[DATASET SECTION]:
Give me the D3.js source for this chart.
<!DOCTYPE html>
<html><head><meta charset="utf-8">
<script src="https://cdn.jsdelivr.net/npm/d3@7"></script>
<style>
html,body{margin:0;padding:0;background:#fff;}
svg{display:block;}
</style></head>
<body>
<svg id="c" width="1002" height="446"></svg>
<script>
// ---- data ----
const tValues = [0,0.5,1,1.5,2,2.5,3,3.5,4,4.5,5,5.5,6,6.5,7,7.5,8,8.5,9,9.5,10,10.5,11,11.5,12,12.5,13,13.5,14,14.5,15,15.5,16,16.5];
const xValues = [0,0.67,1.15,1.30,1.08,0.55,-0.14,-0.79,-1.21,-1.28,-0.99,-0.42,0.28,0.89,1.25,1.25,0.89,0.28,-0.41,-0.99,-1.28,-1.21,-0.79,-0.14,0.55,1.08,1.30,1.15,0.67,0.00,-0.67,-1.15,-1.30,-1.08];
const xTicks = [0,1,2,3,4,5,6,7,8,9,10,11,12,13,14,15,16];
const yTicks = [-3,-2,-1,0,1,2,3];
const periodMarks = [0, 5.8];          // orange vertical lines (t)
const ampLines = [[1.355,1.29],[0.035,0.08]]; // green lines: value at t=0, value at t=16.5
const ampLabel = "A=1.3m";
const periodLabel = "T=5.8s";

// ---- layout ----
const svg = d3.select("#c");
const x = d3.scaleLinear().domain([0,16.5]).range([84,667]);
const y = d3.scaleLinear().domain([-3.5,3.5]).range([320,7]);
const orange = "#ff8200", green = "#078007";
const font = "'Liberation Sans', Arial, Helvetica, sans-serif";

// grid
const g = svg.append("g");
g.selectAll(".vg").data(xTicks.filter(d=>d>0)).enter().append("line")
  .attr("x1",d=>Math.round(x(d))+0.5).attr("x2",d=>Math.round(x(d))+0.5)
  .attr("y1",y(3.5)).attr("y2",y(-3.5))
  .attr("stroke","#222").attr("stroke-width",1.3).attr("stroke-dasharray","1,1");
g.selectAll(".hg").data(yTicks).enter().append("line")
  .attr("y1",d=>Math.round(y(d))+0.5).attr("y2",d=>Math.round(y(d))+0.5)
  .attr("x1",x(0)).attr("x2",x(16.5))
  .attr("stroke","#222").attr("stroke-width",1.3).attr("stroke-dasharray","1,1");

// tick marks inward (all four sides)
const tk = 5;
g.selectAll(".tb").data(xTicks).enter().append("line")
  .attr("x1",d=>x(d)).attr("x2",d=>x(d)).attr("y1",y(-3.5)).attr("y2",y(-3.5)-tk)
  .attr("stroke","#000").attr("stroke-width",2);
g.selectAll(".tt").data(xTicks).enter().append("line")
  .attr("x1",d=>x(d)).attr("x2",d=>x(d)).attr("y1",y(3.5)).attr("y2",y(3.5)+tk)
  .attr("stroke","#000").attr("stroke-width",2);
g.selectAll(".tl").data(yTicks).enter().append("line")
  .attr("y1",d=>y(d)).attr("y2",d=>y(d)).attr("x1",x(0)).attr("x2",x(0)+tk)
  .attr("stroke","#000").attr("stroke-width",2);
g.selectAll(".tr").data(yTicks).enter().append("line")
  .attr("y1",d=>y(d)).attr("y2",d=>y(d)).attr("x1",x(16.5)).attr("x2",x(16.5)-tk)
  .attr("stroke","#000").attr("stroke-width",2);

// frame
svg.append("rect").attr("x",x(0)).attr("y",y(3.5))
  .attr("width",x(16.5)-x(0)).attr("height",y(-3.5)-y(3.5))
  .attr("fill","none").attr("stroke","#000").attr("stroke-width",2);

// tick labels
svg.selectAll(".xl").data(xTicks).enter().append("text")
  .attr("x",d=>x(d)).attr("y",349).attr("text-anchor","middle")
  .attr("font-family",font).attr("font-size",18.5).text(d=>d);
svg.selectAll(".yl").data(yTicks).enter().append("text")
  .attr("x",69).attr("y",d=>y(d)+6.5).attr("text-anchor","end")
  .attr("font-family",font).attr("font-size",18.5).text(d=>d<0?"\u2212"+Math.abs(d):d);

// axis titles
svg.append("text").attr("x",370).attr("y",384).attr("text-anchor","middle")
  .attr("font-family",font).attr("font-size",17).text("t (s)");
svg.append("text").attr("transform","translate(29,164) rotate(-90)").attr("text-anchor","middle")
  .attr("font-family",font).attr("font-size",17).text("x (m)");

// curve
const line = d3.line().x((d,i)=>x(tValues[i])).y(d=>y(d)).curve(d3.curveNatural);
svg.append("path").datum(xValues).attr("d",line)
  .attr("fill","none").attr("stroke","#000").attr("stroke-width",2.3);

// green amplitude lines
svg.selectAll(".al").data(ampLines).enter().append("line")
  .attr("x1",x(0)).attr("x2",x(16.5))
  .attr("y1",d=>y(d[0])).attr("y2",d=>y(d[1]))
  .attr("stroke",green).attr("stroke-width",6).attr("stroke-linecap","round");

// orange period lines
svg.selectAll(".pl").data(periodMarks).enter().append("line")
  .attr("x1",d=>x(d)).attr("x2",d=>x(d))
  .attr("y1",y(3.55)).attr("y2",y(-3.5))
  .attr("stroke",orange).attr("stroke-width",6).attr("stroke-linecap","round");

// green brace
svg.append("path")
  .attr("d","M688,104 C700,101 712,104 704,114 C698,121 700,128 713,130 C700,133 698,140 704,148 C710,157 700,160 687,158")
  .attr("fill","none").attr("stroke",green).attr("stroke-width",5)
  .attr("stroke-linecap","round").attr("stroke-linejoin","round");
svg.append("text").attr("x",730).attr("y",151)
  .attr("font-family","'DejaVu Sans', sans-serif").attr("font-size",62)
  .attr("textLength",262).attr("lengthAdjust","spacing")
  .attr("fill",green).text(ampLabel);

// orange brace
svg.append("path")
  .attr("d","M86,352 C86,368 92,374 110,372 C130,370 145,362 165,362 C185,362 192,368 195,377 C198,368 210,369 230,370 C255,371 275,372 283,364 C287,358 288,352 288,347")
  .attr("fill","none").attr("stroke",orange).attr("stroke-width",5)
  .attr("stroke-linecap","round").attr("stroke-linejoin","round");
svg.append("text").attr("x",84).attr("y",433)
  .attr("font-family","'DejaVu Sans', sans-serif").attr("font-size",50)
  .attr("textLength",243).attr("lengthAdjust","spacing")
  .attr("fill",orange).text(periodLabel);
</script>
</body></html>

[TASK DETAILS]: Output the data above exactly, please, line for line.

[TASK RESULT]:
Give me the D3.js source for this chart.
<!DOCTYPE html>
<html><head><meta charset="utf-8">
<script src="https://cdn.jsdelivr.net/npm/d3@7"></script>
<style>
html,body{margin:0;padding:0;background:#fff;}
svg{display:block;}
</style></head>
<body>
<svg id="c" width="1002" height="446"></svg>
<script>
// ---- data ----
const tValues = [0,0.5,1,1.5,2,2.5,3,3.5,4,4.5,5,5.5,6,6.5,7,7.5,8,8.5,9,9.5,10,10.5,11,11.5,12,12.5,13,13.5,14,14.5,15,15.5,16,16.5];
const xValues = [0,0.67,1.15,1.30,1.08,0.55,-0.14,-0.79,-1.21,-1.28,-0.99,-0.42,0.28,0.89,1.25,1.25,0.89,0.28,-0.41,-0.99,-1.28,-1.21,-0.79,-0.14,0.55,1.08,1.30,1.15,0.67,0.00,-0.67,-1.15,-1.30,-1.08];
const xTicks = [0,1,2,3,4,5,6,7,8,9,10,11,12,13,14,15,16];
const yTicks = [-3,-2,-1,0,1,2,3];
const periodMarks = [0, 5.8];          // orange vertical lines (t)
const ampLines = [[1.355,1.29],[0.035,0.08]]; // green lines: value at t=0, value at t=16.5
const ampLabel = "A=1.3m";
const periodLabel = "T=5.8s";

// ---- layout ----
const svg = d3.select("#c");
const x = d3.scaleLinear().domain([0,16.5]).range([84,667]);
const y = d3.scaleLinear().domain([-3.5,3.5]).range([320,7]);
const orange = "#ff8200", green = "#078007";
const font = "'Liberation Sans', Arial, Helvetica, sans-serif";

// grid
const g = svg.append("g");
g.selectAll(".vg").data(xTicks.filter(d=>d>0)).enter().append("line")
  .attr("x1",d=>Math.round(x(d))+0.5).attr("x2",d=>Math.round(x(d))+0.5)
  .attr("y1",y(3.5)).attr("y2",y(-3.5))
  .attr("stroke","#222").attr("stroke-width",1.3).attr("stroke-dasharray","1,1");
g.selectAll(".hg").data(yTicks).enter().append("line")
  .attr("y1",d=>Math.round(y(d))+0.5).attr("y2",d=>Math.round(y(d))+0.5)
  .attr("x1",x(0)).attr("x2",x(16.5))
  .attr("stroke","#222").attr("stroke-width",1.3).attr("stroke-dasharray","1,1");

// tick marks inward (all four sides)
const tk = 5;
g.selectAll(".tb").data(xTicks).enter().append("line")
  .attr("x1",d=>x(d)).attr("x2",d=>x(d)).attr("y1",y(-3.5)).attr("y2",y(-3.5)-tk)
  .attr("stroke","#000").attr("stroke-width",2);
g.selectAll(".tt").data(xTicks).enter().append("line")
  .attr("x1",d=>x(d)).attr("x2",d=>x(d)).attr("y1",y(3.5)).attr("y2",y(3.5)+tk)
  .attr("stroke","#000").attr("stroke-width",2);
g.selectAll(".tl").data(yTicks).enter().append("line")
  .attr("y1",d=>y(d)).attr("y2",d=>y(d)).attr("x1",x(0)).attr("x2",x(0)+tk)
  .attr("stroke","#000").attr("stroke-width",2);
g.selectAll(".tr").data(yTicks).enter().append("line")
  .attr("y1",d=>y(d)).attr("y2",d=>y(d)).attr("x1",x(16.5)).attr("x2",x(16.5)-tk)
  .attr("stroke","#000").attr("stroke-width",2);

// frame
svg.append("rect").attr("x",x(0)).attr("y",y(3.5))
  .attr("width",x(16.5)-x(0)).attr("height",y(-3.5)-y(3.5))
  .attr("fill","none").attr("stroke","#000").attr("stroke-width",2);

// tick labels
svg.selectAll(".xl").data(xTicks).enter().append("text")
  .attr("x",d=>x(d)).attr("y",349).attr("text-anchor","middle")
  .attr("font-family",font).attr("font-size",18.5).text(d=>d);
svg.selectAll(".yl").data(yTicks).enter().append("text")
  .attr("x",69).attr("y",d=>y(d)+6.5).attr("text-anchor","end")
  .attr("font-family",font).attr("font-size",18.5).text(d=>d<0?"\u2212"+Math.abs(d):d);

// axis titles
svg.append("text").attr("x",370).attr("y",384).attr("text-anchor","middle")
  .attr("font-family",font).attr("font-size",17).text("t (s)");
svg.append("text").attr("transform","translate(29,164) rotate(-90)").attr("text-anchor","middle")
  .attr("font-family",font).attr("font-size",17).text("x (m)");

// curve
const line = d3.line().x((d,i)=>x(tValues[i])).y(d=>y(d)).curve(d3.curveNatural);
svg.append("path").datum(xValues).attr("d",line)
  .attr("fill","none").attr("stroke","#000").attr("stroke-width",2.3);

// green amplitude lines
svg.selectAll(".al").data(ampLines).enter().append("line")
  .attr("x1",x(0)).attr("x2",x(16.5))
  .attr("y1",d=>y(d[0])).attr("y2",d=>y(d[1]))
  .attr("stroke",green).attr("stroke-width",6).attr("stroke-linecap","round");

// orange period lines
svg.selectAll(".pl").data(periodMarks).enter().append("line")
  .attr("x1",d=>x(d)).attr("x2",d=>x(d))
  .attr("y1",y(3.55)).attr("y2",y(-3.5))
  .attr("stroke",orange).attr("stroke-width",6).attr("stroke-linecap","round");

// green brace
svg.append("path")
  .attr("d","M688,104 C700,101 712,104 704,114 C698,121 700,128 713,130 C700,133 698,140 704,148 C710,157 700,160 687,158")
  .attr("fill","none").attr("stroke",green).attr("stroke-width",5)
  .attr("stroke-linecap","round").attr("stroke-linejoin","round");
svg.append("text").attr("x",730).attr("y",151)
  .attr("font-family","'DejaVu Sans', sans-serif").attr("font-size",62)
  .attr("textLength",262).attr("lengthAdjust","spacing")
  .attr("fill",green).text(ampLabel);

// orange brace
svg.append("path")
  .attr("d","M86,352 C86,368 92,374 110,372 C130,370 145,362 165,362 C185,362 192,368 195,377 C198,368 210,369 230,370 C255,371 275,372 283,364 C287,358 288,352 288,347")
  .attr("fill","none").attr("stroke",orange).attr("stroke-width",5)
  .attr("stroke-linecap","round").attr("stroke-linejoin","round");
svg.append("text").attr("x",84).attr("y",433)
  .attr("font-family","'DejaVu Sans', sans-serif").attr("font-size",50)
  .attr("textLength",243).attr("lengthAdjust","spacing")
  .attr("fill",orange).text(periodLabel);
</script>
</body></html>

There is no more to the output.